───── Material ─────
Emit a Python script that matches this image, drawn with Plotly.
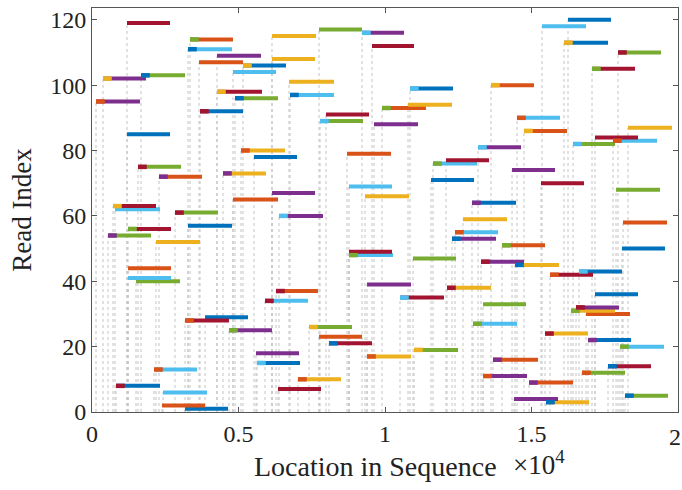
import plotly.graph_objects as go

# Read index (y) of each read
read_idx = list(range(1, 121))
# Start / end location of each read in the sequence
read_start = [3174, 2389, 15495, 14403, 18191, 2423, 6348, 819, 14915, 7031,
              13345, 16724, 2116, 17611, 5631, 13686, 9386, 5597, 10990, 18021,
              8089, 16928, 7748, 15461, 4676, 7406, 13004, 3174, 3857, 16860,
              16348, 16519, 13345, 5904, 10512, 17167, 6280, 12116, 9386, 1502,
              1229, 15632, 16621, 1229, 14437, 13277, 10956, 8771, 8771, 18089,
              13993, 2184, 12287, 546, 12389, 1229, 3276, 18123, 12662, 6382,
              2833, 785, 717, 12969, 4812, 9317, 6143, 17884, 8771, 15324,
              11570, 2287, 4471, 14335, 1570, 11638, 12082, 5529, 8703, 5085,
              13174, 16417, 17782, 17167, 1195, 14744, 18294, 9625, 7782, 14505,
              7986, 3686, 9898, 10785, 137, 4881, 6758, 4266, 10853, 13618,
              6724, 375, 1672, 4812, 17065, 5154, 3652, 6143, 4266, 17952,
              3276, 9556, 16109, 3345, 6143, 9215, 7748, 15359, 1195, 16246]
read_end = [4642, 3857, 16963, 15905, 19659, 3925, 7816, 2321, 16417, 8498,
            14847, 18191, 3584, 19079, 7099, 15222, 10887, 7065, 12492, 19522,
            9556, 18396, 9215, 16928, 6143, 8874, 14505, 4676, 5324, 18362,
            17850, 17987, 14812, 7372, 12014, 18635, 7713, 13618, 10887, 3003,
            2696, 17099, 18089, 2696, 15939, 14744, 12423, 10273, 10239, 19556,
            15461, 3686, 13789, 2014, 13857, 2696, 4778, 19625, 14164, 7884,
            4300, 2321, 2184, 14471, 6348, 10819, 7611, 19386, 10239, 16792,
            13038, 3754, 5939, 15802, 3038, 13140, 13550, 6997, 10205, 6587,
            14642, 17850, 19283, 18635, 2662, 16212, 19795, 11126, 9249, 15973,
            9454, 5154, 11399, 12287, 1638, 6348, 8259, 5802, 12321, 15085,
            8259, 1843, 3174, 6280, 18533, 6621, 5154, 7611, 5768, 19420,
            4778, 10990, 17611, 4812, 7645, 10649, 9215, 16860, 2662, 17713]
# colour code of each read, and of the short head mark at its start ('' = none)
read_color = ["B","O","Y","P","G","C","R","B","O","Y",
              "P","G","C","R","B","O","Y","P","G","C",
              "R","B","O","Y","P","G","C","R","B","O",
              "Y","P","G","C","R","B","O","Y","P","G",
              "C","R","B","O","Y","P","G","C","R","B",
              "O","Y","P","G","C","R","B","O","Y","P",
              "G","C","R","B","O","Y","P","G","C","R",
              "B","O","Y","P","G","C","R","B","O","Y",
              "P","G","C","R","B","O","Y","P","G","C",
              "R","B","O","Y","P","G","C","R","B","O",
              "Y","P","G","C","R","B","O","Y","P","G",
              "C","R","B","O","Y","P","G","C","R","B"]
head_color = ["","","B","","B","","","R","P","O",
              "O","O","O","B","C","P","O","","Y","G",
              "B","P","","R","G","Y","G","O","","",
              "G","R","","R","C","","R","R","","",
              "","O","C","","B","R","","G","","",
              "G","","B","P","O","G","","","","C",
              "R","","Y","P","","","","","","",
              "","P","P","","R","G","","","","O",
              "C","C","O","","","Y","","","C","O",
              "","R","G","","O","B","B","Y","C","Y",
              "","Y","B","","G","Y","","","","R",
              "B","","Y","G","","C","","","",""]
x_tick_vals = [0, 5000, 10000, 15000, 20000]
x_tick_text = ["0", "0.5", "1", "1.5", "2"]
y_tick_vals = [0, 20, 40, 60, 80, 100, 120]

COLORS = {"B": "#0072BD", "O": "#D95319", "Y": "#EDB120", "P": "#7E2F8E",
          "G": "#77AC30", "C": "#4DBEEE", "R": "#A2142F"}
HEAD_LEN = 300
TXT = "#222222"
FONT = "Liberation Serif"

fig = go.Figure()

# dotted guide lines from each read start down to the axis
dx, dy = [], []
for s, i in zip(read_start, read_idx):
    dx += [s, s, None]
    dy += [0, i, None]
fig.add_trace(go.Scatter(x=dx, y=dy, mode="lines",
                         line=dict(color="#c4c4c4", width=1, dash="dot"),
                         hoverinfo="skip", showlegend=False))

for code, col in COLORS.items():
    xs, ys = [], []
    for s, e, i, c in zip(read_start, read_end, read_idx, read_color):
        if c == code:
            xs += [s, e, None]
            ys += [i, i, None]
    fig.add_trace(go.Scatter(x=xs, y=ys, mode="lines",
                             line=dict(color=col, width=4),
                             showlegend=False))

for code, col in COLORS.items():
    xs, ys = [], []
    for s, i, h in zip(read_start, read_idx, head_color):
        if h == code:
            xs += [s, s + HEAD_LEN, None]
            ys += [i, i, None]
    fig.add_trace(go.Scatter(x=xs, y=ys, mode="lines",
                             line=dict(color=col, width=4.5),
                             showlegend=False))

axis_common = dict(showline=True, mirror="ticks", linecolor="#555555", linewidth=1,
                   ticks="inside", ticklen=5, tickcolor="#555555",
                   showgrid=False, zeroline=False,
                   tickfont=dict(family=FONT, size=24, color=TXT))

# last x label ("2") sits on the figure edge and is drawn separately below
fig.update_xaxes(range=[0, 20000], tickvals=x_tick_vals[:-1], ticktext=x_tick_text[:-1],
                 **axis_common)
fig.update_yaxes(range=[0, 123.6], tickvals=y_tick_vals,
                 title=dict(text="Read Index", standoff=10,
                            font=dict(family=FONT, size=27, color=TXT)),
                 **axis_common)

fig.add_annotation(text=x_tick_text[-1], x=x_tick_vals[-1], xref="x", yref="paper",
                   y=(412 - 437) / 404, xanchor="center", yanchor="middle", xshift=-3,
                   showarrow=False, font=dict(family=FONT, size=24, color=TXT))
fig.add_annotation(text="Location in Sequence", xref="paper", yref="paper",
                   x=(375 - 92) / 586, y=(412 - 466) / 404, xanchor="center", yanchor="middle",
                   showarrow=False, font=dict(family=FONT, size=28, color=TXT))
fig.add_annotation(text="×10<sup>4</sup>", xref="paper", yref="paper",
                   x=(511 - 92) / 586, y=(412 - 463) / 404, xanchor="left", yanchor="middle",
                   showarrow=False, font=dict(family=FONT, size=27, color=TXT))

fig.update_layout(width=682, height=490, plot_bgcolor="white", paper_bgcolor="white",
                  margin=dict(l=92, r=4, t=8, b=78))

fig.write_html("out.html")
─────
───── Material ─────
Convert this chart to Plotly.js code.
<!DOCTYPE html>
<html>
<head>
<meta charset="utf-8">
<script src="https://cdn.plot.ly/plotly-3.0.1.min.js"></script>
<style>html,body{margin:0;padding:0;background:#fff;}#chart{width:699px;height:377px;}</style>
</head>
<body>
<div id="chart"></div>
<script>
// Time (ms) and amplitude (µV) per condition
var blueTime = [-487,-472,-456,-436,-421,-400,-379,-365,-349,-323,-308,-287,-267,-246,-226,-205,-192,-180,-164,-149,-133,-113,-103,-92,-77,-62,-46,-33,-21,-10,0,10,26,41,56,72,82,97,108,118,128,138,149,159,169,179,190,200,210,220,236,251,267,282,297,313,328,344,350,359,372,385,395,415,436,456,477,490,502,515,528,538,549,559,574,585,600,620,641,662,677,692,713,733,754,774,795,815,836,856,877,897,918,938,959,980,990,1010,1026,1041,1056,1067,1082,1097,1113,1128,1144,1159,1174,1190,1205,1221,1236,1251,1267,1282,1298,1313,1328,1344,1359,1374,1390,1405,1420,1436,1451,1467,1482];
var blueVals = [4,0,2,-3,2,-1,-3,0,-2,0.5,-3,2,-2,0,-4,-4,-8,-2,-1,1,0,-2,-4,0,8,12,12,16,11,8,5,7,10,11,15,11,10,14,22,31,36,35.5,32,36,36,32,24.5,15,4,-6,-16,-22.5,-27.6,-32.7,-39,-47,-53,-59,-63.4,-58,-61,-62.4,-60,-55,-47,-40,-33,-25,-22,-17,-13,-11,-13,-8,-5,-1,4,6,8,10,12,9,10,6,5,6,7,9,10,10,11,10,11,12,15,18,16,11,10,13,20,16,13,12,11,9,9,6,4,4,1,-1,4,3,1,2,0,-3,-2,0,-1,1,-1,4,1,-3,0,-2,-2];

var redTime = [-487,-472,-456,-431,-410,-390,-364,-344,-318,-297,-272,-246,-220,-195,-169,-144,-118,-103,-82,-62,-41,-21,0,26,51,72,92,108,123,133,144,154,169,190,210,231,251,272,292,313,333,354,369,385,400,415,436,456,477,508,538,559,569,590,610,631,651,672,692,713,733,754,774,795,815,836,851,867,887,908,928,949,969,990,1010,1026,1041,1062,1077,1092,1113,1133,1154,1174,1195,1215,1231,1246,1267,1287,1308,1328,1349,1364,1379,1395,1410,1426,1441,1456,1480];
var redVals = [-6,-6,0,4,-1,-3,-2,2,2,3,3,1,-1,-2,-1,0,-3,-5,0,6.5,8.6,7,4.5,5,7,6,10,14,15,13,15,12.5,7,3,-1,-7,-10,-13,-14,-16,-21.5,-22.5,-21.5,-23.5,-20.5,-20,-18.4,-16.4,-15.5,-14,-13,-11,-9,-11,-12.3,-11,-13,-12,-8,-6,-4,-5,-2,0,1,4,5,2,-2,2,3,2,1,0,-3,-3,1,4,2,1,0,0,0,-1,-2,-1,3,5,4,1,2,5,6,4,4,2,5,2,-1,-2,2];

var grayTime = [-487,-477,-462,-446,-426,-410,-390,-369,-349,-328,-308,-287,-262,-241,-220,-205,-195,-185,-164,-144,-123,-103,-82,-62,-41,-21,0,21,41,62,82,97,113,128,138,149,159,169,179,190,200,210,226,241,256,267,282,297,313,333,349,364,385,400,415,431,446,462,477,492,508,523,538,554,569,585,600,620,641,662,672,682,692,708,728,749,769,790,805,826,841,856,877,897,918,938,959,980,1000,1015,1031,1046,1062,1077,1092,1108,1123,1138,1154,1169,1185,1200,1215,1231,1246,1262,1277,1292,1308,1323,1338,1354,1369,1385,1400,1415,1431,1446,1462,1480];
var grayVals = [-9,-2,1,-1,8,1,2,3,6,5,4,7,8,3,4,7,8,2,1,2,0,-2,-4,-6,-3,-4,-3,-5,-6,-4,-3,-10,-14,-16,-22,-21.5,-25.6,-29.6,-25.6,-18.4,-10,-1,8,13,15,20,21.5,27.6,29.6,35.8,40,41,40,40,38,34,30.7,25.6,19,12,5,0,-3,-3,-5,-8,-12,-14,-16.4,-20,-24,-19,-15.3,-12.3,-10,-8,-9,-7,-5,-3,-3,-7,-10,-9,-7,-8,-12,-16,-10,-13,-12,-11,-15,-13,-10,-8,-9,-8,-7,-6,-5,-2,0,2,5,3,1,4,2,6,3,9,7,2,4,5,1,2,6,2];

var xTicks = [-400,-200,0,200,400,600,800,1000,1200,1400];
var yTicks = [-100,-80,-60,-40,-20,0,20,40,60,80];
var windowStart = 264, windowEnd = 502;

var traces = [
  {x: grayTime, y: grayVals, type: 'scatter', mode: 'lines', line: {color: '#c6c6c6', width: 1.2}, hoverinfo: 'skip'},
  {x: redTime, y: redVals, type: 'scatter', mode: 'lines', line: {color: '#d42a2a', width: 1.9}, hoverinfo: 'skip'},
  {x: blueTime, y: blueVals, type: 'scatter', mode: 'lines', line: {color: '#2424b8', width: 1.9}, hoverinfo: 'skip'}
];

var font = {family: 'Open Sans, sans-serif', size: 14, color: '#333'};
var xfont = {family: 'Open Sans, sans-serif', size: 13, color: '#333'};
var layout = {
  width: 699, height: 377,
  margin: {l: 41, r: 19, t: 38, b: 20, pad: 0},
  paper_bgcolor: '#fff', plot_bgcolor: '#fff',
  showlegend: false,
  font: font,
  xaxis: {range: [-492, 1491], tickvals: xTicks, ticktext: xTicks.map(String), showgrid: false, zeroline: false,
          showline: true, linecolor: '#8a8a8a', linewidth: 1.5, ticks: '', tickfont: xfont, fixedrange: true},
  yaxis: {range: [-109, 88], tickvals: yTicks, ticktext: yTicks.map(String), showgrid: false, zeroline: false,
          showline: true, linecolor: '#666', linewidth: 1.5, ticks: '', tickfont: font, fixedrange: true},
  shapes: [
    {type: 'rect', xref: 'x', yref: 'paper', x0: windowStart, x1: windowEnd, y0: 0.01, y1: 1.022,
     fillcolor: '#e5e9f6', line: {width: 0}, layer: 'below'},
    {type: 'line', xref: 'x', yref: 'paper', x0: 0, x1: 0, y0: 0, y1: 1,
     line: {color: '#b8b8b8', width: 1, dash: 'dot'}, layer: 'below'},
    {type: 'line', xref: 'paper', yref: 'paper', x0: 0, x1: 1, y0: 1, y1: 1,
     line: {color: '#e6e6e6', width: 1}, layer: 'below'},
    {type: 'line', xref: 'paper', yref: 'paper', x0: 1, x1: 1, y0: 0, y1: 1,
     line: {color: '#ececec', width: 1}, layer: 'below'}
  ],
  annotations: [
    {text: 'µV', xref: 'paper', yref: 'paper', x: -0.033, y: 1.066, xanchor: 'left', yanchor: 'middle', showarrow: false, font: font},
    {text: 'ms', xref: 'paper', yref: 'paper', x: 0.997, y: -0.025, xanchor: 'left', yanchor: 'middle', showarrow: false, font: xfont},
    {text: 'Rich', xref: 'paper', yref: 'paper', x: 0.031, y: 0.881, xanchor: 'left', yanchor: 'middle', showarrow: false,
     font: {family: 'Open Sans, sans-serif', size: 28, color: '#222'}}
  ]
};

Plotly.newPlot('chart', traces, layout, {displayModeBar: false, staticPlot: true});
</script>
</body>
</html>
─────
Set problem -
Starting at the line with "Emit a Python" and ending at the line with "import plotly.graph_objects as go", copy each line exactly, both ends included. Do not copy the pictures.

Task response -
Emit a Python script that matches this image, drawn with Plotly.
import plotly.graph_objects as go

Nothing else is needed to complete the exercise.